Even so, Industrial Facility is increasingly happy in a world of slight ambivalence. Table, Bench, Chair, which the firm recently designed for this year’s Milan furniture fair, is both simple and open-ended. It serves as seating, and yet it’s also a table of sorts and a place to store things. The unfixed nature of the design is an attempt to address the ways we actually use such furniture, particularly in waiting rooms and other public spaces.

“When you observe people in waiting rooms,” Hecht says, “you’ll see that they want a place to sort out coats, keys, wallets, glasses, documents, and other things. So we’ve come up with the Table, Bench, Chair that serves this real need. We plan to have it made in a number of materials so that it could fit into any context, from historic interiors to airport lounges. This is what I like to call an ‘in-between’ or ‘second-glance’ piece. It serves functions that can’t be precisely defined, and its logic and aesthetic qualities only emerge and make proper sense when you’ve appreciated what it can do.”

Hecht also shows me designs for the Enchord table, for Herman Miller’s Lifework furniture range. The oak, steel, and die-cast aluminum table features a secondary sliding surface beneath the table­­top; when it’s used at home as a work desk, laptops, phones, gadgets, and wiring can be stored away out of sight in the gap between the two surfaces.

Industrial Facility’s designs reflect a truly mature approach to contemporary product design. Not surprisingly, the firm has reportedly been tapped as creative advisers to Herman Miller, an impressive assignment given that company’s long and illustrious history with outside consultants, including Gilbert Rohde, Charles and Ray Eames, and George Nelson.

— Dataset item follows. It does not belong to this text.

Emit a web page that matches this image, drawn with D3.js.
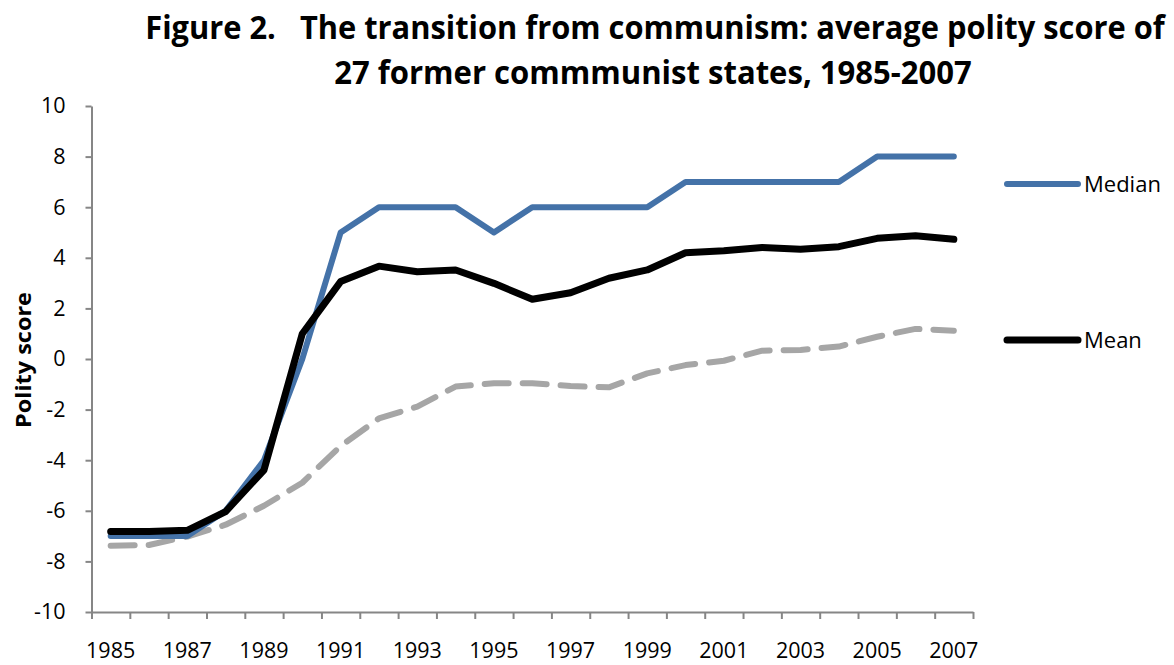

Many of us have tired of everyday objects that work too hard for their living, designs that try too hard to look interesting or are simply too complex for their own good—or our patience. Industrial Facility seems to be saying—echoing the sentiments of designers from Rams to Jasper Morrison—that we’ve reached a stage where we should relax with gadgets. They should be low-key, simple, easy to use, and yet if and when you do look at them for more than a few seconds, they should be elegant and satisfying in their own right. Industrial Facility is learning to shape quietude, a welcome form, and quality in a world of ever increasing visual noise.